Copy nothing but the part that opens with the line containing "Write a Python" and closes with the line containing "import matplotlib.pyplot as plt". Do not include pictures.
▼
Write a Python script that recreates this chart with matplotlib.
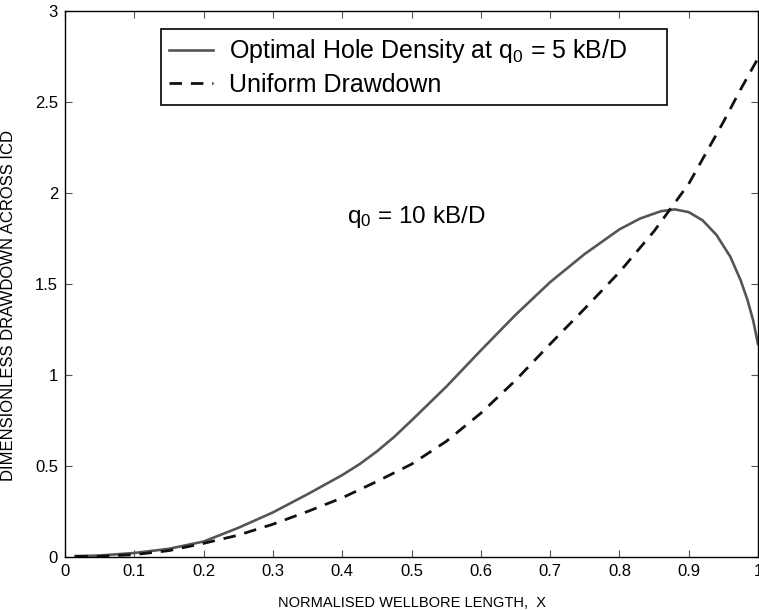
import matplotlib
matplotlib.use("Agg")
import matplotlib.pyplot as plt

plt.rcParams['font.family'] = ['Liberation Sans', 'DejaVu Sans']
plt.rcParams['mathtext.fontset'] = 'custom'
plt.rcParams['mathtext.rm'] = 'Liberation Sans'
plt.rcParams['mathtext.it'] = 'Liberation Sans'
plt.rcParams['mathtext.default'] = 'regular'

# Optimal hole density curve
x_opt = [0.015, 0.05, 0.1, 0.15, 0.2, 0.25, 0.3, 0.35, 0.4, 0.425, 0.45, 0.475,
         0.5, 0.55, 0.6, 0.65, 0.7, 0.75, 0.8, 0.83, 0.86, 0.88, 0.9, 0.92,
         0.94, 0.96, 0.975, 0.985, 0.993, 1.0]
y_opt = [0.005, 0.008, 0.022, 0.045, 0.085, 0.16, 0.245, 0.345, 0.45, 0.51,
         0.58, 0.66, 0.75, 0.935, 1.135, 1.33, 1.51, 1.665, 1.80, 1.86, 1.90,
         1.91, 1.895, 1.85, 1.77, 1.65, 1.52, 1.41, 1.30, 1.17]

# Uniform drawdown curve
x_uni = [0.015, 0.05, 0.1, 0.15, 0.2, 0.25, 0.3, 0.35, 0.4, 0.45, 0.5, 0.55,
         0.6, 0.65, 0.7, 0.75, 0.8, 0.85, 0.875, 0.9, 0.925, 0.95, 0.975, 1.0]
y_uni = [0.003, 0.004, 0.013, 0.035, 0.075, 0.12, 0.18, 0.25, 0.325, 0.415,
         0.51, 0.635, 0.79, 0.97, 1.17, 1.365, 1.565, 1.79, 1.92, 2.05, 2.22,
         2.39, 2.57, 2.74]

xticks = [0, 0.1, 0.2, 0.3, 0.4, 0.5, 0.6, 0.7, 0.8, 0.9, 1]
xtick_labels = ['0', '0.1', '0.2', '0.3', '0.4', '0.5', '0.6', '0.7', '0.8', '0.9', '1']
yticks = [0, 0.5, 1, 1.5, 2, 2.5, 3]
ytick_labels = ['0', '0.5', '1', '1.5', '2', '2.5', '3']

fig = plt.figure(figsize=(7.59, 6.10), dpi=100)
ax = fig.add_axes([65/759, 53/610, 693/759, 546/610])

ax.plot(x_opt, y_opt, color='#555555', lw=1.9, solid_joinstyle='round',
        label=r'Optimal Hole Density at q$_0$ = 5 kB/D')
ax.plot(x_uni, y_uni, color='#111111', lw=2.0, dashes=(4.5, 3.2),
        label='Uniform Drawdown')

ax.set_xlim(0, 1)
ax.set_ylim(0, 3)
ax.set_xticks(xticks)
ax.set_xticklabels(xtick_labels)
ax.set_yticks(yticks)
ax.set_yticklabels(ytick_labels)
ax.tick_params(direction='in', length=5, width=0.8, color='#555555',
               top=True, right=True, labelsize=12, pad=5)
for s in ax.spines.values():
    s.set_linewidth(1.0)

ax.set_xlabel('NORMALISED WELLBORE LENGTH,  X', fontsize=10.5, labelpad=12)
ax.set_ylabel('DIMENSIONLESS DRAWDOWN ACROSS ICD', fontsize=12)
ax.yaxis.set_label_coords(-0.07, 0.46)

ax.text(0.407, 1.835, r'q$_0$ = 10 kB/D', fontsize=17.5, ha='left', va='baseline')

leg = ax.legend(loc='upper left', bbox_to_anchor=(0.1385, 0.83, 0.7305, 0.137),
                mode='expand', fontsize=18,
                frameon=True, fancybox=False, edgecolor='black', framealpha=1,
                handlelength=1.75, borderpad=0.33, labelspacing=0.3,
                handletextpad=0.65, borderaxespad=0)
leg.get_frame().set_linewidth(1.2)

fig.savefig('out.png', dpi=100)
▲
▼
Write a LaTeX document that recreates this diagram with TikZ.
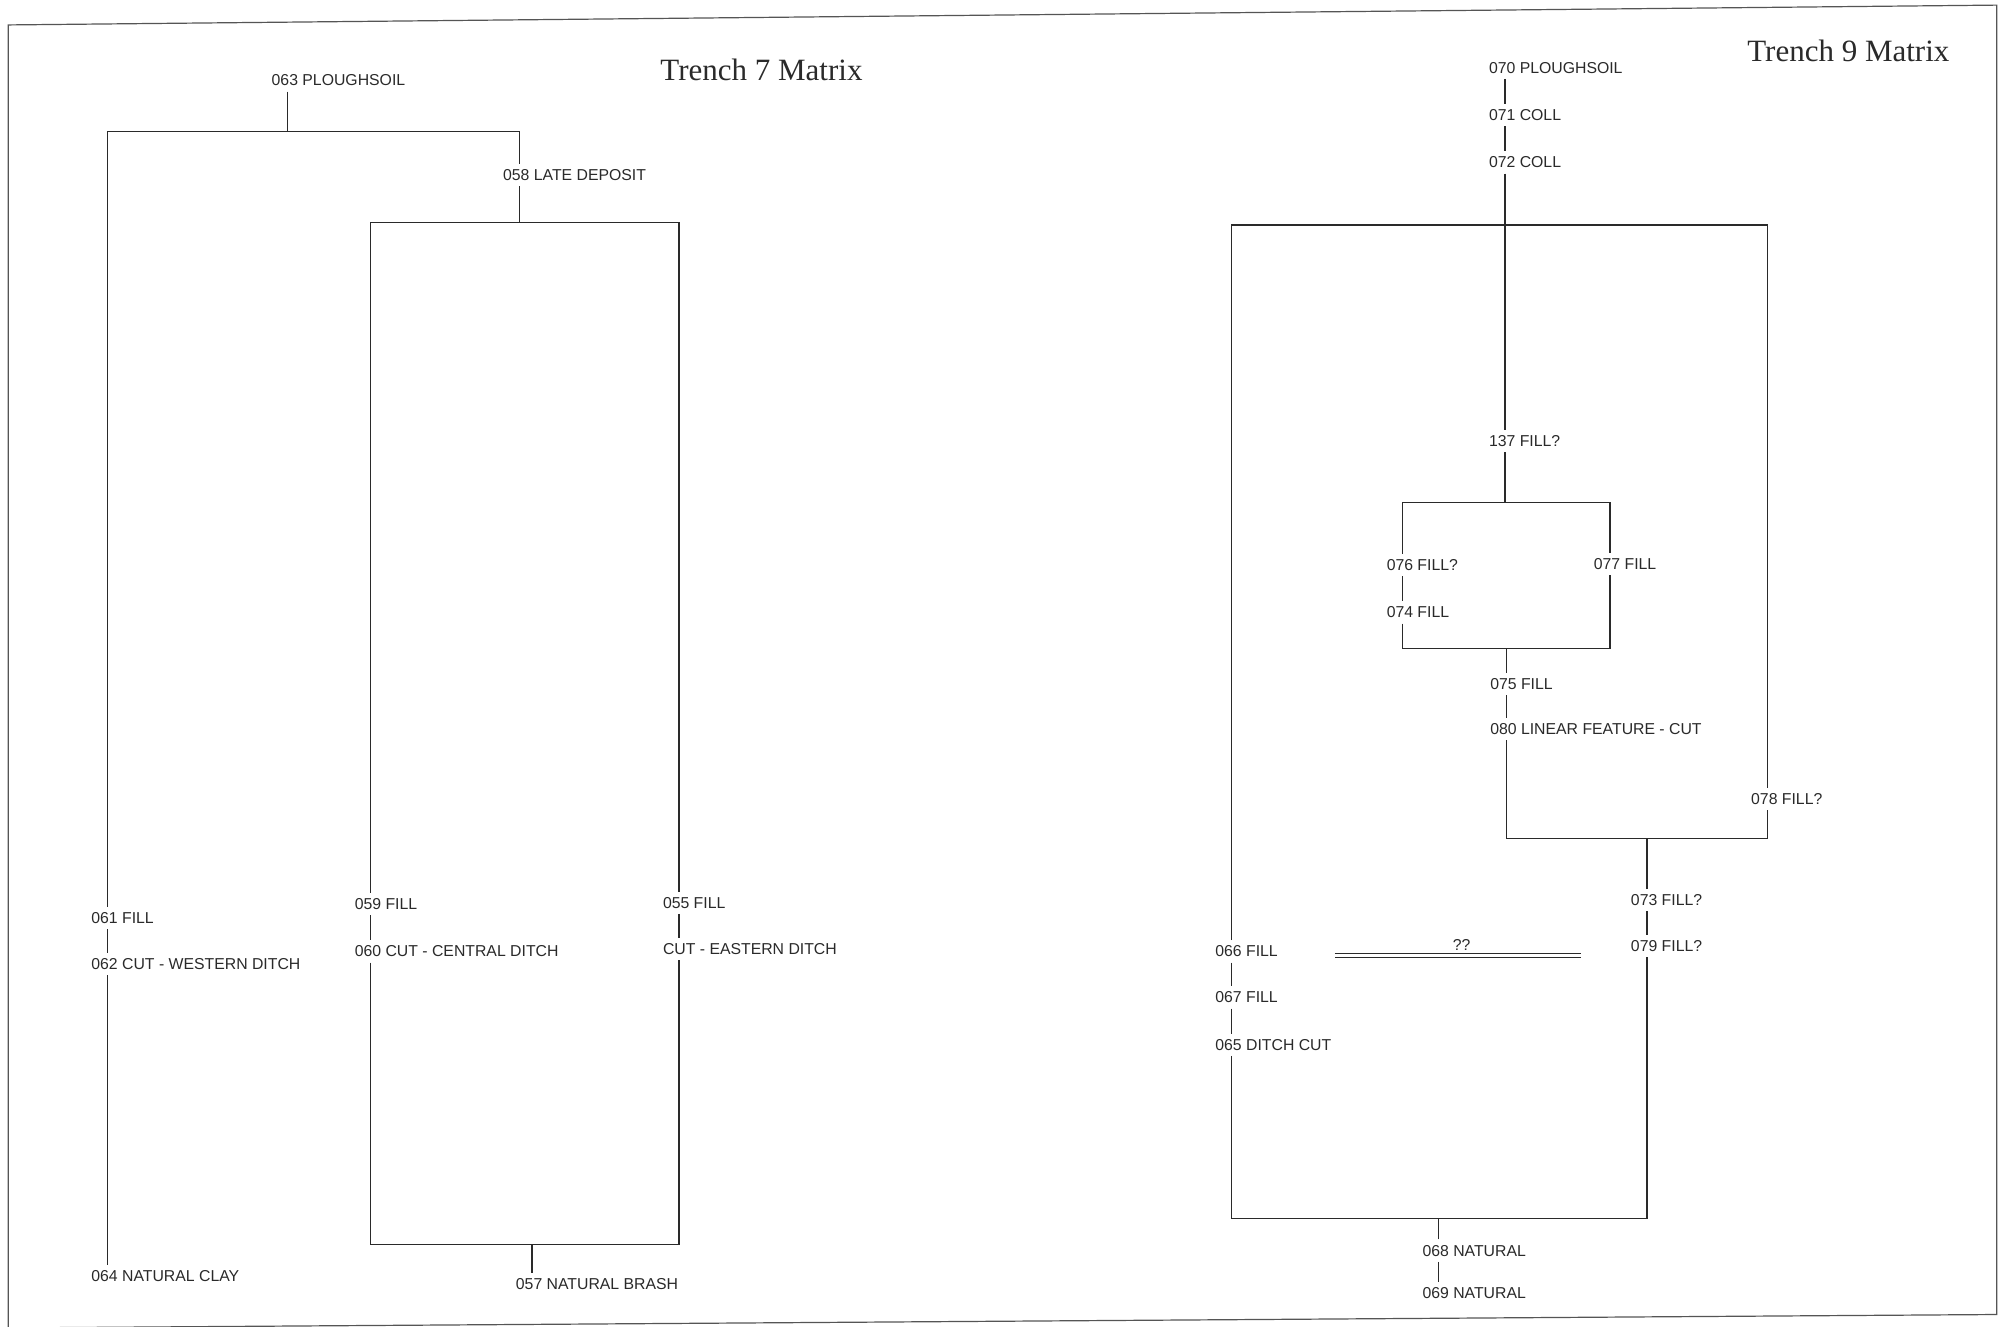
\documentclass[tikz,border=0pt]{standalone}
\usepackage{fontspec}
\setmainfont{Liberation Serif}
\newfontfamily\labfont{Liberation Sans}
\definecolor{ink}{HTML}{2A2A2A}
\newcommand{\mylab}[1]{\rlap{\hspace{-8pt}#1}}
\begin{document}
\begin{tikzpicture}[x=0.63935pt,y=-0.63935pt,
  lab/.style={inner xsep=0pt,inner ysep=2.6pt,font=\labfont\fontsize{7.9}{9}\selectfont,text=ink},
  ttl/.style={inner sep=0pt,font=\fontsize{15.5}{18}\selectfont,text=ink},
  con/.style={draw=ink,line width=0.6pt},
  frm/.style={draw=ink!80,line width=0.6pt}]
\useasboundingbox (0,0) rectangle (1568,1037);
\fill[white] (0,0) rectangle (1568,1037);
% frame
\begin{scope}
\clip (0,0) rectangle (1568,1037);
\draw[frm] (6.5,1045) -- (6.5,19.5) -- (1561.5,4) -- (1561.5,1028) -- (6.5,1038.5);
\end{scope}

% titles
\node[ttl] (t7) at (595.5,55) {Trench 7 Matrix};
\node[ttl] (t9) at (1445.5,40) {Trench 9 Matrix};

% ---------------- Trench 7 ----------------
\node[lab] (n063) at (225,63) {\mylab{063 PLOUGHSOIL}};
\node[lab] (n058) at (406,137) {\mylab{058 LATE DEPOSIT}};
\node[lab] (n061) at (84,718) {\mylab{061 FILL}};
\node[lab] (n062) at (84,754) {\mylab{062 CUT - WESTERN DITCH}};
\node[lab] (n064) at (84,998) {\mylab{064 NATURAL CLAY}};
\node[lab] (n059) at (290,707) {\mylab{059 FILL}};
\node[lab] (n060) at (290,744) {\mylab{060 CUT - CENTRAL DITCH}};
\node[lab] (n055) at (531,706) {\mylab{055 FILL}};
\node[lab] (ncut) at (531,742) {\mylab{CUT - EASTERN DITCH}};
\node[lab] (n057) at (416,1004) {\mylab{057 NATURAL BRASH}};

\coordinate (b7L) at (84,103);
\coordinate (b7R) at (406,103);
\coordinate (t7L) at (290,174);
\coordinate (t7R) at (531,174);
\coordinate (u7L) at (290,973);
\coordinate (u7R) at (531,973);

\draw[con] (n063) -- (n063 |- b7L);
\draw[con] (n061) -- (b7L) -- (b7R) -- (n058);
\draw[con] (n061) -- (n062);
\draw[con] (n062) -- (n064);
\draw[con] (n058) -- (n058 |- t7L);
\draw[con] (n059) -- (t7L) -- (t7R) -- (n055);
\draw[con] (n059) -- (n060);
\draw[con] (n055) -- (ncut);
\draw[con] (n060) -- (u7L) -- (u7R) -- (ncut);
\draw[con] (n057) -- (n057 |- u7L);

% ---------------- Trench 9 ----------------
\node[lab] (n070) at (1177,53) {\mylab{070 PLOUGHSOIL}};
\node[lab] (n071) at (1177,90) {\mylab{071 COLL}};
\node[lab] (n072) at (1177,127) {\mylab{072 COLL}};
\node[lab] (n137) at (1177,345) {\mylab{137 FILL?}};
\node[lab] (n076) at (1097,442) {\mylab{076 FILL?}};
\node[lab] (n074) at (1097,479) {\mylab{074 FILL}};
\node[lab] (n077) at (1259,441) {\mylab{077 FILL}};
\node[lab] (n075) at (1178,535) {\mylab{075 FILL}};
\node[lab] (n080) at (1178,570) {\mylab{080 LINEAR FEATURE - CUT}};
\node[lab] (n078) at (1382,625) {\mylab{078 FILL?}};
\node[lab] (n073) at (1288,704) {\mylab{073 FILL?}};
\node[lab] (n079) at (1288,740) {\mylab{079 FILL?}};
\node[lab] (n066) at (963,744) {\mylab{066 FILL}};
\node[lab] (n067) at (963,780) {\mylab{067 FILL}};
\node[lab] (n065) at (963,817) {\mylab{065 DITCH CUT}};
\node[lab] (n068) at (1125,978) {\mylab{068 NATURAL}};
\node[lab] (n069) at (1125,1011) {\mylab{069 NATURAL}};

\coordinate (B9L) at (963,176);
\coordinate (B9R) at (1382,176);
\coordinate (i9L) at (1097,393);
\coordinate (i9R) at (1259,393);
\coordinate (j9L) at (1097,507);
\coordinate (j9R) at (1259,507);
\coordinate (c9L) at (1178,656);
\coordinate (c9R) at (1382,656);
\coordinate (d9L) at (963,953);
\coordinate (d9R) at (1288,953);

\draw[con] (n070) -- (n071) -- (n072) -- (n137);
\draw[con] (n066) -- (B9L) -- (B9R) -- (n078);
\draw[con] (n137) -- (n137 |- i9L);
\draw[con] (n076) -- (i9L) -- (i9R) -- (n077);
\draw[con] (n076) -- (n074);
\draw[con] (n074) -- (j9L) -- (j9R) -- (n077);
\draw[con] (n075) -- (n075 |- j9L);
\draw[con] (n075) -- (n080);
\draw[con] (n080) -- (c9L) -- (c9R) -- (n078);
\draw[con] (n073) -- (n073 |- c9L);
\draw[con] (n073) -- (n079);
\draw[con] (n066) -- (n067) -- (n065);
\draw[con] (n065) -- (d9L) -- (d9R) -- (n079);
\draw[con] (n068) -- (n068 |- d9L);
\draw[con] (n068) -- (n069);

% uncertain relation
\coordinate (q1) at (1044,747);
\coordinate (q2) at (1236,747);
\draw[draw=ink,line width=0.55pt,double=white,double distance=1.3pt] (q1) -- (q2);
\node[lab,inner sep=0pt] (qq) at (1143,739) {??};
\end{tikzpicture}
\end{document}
▲
Exercise solution:
Write a Python script that recreates this chart with matplotlib.
import matplotlib
matplotlib.use("Agg")
import matplotlib.pyplot as plt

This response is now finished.